_TASK PROMPT_:
Copy each line of the entries beneath that contains the word "this".

_RECORDS FOR THE TASK_:
· · · · · · ·
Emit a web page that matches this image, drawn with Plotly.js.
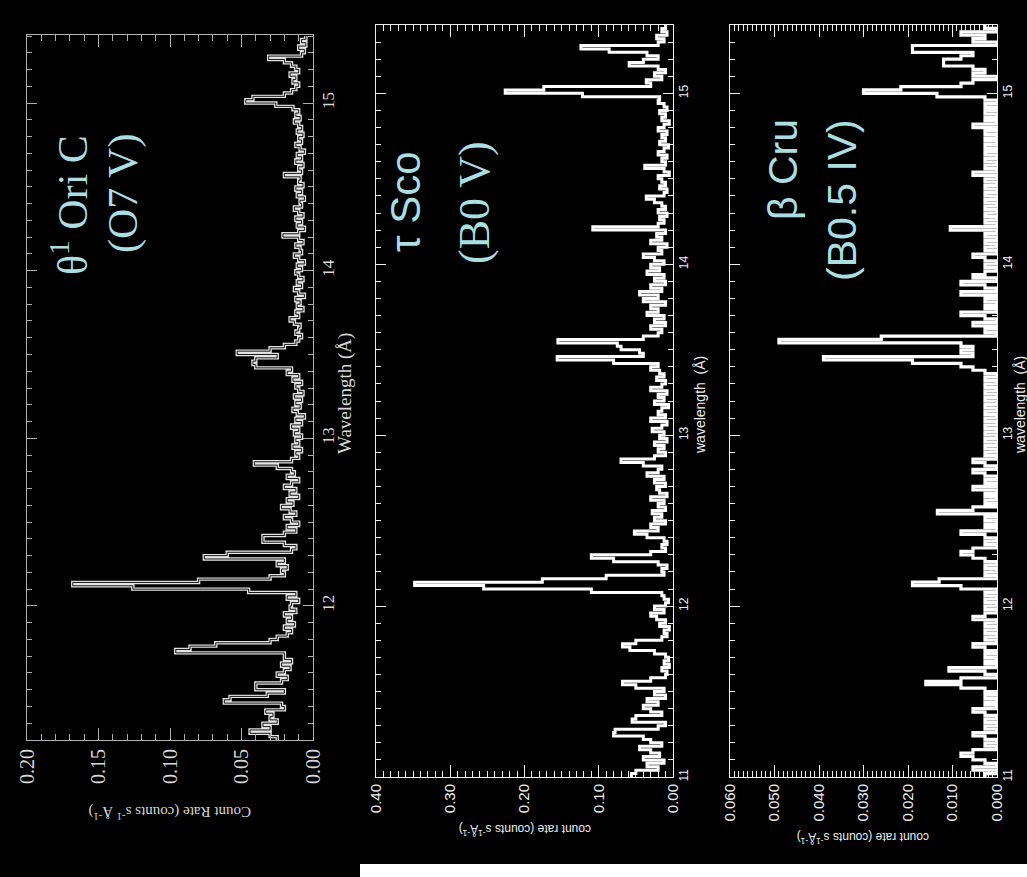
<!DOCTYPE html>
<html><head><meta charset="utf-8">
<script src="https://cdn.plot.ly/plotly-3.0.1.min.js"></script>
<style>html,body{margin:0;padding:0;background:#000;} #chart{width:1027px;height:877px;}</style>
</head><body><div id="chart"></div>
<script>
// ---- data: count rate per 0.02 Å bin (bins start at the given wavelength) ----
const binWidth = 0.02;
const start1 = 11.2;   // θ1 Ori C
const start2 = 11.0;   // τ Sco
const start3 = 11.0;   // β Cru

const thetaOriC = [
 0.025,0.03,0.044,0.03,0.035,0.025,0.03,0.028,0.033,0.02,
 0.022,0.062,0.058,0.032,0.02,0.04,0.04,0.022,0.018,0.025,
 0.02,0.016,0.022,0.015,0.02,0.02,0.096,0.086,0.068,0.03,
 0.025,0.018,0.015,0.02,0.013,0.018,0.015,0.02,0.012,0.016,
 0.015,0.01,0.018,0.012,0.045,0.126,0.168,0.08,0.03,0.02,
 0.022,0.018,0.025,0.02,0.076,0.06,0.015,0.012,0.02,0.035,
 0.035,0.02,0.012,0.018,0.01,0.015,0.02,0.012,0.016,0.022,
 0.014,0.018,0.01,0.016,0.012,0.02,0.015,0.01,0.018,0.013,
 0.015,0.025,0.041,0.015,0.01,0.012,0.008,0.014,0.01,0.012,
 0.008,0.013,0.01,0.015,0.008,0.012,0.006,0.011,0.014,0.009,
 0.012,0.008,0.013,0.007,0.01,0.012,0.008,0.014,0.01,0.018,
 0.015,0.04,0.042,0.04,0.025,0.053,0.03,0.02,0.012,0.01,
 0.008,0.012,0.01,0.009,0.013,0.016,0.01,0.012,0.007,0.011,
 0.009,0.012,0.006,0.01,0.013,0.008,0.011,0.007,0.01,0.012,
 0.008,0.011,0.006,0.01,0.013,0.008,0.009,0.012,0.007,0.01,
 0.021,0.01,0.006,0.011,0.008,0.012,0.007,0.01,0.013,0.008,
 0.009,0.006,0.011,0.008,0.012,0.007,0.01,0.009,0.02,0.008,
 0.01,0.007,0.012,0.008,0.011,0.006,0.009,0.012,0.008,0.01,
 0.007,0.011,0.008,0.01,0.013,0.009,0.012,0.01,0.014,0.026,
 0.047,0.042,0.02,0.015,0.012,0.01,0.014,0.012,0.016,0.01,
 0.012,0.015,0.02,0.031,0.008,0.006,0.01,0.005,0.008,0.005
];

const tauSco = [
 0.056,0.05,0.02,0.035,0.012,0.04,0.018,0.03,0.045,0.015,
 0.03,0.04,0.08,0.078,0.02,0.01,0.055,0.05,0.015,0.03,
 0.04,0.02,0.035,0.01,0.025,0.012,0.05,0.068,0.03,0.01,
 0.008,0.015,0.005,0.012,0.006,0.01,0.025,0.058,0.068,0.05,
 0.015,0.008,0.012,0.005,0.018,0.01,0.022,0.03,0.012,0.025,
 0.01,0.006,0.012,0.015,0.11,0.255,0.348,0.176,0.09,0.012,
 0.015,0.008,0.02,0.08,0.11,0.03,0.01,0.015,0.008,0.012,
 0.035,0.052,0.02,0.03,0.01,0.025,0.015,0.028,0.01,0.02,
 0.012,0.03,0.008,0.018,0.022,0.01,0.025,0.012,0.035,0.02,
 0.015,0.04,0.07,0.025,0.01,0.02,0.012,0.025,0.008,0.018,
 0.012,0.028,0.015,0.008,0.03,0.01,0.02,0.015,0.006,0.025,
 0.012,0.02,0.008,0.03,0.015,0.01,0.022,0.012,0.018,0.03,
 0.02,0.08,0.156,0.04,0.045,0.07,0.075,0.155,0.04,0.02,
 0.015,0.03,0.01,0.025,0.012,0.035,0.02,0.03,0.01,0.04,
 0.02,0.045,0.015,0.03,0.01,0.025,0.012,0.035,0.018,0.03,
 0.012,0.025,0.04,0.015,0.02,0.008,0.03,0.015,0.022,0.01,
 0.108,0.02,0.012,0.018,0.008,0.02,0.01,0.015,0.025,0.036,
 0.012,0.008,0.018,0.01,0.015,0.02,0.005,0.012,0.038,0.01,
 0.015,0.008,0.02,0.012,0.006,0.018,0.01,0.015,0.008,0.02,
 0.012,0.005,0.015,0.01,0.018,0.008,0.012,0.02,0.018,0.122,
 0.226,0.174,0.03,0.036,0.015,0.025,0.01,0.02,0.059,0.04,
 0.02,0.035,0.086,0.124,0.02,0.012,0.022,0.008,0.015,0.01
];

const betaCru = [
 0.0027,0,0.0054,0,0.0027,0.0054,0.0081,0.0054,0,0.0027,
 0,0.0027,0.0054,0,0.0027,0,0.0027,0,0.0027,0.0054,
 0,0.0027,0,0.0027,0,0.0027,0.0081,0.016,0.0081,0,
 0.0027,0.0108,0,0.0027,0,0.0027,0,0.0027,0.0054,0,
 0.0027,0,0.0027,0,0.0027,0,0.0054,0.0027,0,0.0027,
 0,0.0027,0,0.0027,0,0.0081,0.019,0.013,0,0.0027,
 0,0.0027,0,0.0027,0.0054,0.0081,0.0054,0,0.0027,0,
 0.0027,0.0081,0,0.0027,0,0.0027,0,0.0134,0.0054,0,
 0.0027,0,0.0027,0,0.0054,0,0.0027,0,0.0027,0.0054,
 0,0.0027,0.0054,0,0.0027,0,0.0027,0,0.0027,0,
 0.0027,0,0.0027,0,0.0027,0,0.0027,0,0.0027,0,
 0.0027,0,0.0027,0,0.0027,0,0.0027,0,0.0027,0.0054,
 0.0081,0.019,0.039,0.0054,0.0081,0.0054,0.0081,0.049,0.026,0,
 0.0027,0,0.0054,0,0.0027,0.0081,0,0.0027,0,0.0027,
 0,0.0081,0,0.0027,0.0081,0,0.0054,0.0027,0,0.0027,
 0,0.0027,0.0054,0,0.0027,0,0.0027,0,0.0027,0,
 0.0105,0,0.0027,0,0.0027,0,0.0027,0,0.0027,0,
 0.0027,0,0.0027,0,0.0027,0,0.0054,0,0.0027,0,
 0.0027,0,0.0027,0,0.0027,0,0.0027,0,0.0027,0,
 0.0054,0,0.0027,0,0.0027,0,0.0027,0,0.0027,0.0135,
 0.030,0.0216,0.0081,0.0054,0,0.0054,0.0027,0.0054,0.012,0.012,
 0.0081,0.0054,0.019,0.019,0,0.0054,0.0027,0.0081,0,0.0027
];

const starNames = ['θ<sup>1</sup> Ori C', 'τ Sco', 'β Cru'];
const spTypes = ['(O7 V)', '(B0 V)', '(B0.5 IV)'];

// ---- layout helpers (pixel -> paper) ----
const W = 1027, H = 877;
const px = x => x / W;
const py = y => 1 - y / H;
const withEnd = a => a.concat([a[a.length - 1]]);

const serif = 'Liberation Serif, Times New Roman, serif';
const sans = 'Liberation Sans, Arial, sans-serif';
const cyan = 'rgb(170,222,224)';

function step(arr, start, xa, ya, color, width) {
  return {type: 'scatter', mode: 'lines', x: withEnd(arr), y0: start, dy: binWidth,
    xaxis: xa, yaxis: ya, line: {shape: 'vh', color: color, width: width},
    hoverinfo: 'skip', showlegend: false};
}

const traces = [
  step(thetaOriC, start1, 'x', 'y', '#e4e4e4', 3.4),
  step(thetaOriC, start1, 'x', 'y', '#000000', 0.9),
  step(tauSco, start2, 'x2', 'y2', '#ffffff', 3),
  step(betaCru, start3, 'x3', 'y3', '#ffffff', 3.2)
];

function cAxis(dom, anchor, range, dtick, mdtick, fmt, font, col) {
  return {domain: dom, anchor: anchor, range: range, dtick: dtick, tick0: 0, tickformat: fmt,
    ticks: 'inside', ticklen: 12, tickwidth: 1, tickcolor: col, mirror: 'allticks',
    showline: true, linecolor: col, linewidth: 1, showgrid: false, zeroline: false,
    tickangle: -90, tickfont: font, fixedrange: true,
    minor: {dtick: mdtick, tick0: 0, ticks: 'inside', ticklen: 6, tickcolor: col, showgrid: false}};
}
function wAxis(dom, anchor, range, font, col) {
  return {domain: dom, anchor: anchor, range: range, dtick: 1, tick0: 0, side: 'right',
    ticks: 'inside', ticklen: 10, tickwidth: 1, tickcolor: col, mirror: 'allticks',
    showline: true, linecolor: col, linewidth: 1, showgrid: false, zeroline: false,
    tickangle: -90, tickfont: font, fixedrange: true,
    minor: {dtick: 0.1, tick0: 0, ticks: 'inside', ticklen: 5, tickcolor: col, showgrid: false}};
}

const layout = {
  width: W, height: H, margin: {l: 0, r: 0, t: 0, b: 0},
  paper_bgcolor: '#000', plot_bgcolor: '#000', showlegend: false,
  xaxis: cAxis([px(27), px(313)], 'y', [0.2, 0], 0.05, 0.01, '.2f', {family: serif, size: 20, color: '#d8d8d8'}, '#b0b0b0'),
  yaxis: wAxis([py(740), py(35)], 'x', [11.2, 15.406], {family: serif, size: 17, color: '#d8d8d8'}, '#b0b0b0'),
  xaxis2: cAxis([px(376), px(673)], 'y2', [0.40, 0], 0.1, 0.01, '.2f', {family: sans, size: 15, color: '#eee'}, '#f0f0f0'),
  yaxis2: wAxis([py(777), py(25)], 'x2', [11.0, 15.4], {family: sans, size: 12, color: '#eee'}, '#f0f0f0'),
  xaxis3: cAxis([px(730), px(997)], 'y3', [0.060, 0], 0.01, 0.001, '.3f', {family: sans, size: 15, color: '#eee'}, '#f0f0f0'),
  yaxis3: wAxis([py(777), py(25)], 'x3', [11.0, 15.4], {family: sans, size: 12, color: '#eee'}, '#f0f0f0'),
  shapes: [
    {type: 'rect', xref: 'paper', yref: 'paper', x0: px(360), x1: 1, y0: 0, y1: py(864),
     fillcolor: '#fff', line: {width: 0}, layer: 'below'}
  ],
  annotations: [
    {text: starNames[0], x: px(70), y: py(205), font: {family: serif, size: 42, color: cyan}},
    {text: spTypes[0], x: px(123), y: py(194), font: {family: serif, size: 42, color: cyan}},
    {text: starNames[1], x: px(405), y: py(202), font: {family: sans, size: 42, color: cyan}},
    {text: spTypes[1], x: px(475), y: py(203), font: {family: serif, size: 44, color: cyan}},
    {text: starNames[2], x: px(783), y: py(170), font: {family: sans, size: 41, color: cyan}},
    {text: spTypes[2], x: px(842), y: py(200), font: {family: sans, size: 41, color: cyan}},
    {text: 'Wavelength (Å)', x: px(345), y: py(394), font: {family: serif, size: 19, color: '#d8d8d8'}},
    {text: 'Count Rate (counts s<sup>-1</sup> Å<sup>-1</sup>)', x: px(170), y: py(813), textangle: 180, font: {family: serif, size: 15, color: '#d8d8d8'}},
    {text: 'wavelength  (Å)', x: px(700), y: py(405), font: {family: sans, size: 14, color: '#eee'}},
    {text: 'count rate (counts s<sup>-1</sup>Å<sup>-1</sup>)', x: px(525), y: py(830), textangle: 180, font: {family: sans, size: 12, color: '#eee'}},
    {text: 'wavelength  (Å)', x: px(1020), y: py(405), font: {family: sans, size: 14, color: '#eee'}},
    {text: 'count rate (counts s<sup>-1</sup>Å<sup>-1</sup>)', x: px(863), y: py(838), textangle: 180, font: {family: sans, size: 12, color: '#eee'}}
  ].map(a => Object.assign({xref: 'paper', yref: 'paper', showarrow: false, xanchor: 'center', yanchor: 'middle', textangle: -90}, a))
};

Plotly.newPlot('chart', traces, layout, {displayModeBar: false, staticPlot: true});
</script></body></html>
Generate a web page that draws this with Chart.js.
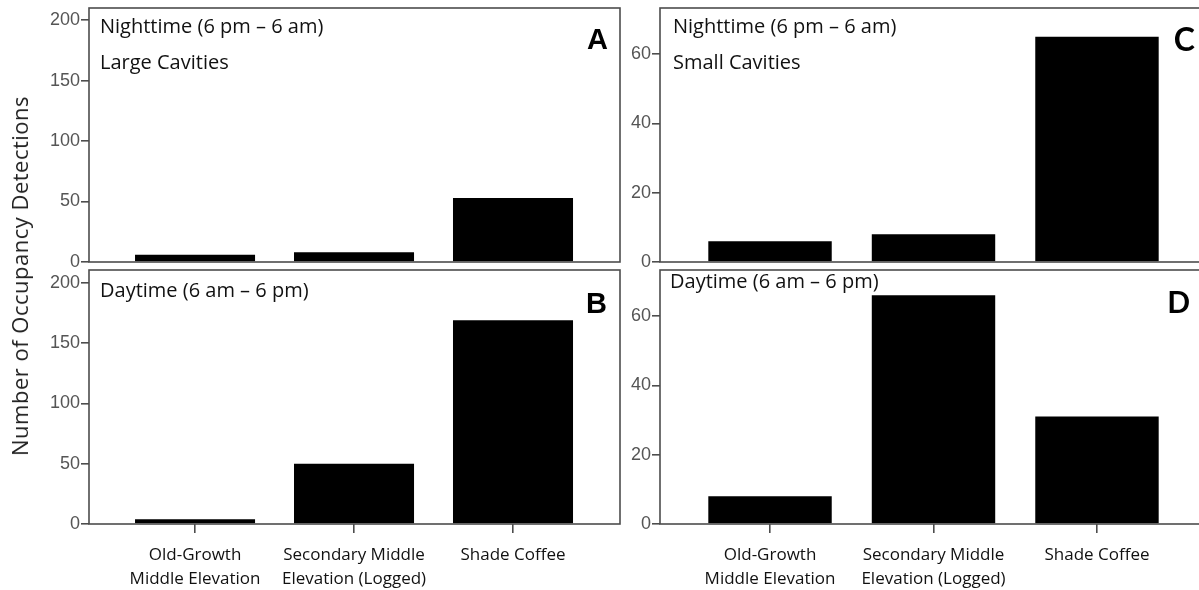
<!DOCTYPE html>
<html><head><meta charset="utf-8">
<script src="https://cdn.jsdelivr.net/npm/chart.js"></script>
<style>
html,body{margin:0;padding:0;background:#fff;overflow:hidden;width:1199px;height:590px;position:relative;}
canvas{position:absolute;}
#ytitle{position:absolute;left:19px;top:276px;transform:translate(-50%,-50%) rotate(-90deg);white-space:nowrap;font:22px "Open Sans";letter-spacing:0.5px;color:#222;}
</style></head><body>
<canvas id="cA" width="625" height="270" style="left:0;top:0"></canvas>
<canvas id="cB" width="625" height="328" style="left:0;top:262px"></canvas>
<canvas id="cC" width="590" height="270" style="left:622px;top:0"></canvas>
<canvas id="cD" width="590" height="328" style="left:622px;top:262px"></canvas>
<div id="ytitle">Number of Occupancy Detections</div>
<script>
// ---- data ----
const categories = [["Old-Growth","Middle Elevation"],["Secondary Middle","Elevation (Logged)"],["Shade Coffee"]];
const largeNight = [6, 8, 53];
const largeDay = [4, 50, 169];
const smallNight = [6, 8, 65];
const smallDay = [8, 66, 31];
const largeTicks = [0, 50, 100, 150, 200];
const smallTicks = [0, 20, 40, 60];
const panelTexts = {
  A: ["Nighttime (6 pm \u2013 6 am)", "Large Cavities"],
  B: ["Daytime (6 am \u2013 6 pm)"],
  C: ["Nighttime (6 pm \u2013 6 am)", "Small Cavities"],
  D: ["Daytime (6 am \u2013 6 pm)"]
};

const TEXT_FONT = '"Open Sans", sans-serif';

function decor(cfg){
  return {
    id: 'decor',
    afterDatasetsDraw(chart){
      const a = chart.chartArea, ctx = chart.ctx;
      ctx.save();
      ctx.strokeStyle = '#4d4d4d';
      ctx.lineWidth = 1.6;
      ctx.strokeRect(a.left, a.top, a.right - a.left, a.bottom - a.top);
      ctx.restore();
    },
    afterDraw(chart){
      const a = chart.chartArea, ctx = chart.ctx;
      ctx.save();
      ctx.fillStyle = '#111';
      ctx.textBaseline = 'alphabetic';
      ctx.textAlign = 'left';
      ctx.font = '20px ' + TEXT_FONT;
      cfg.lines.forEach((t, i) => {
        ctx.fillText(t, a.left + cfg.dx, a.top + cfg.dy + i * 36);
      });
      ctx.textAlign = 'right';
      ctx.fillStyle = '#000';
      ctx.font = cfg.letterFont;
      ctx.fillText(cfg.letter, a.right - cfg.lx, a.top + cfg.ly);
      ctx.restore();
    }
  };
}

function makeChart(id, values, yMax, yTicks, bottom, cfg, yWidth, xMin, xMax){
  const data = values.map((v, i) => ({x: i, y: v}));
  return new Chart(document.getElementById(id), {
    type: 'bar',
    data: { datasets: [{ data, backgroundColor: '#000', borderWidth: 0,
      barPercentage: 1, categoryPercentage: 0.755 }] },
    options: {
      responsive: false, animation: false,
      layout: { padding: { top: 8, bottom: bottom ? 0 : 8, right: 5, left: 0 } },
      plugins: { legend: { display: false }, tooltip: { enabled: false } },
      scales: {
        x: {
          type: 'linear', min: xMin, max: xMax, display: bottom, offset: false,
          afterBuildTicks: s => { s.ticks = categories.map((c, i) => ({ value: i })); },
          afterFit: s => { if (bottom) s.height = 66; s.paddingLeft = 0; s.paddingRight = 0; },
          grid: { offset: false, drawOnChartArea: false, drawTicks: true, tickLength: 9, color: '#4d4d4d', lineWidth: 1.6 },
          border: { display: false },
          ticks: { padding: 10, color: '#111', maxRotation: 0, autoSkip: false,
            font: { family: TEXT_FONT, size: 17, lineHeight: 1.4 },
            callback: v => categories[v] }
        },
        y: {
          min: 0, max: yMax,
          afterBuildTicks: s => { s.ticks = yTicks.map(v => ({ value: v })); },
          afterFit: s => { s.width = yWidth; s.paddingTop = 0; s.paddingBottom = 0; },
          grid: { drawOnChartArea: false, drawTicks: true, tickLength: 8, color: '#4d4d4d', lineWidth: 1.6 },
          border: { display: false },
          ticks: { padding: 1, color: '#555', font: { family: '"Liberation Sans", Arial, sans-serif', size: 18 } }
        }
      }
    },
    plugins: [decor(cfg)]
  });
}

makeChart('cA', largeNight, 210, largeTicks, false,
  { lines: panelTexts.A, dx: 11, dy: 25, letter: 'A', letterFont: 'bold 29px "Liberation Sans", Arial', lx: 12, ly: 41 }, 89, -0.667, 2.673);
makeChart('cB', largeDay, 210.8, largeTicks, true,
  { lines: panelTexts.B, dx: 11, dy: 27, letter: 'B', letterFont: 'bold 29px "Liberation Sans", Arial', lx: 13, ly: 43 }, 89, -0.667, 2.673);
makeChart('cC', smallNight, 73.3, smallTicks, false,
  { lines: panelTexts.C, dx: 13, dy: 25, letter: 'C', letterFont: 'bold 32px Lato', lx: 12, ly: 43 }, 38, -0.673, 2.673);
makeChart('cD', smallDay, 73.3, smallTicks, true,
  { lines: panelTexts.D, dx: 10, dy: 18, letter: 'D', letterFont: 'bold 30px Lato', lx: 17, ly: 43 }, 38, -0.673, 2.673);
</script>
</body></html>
· · · · · · ·
_EXPECTED ANSWER_:
Emit a web page that matches this image, drawn with Plotly.js.
Generate a web page that draws this with Chart.js.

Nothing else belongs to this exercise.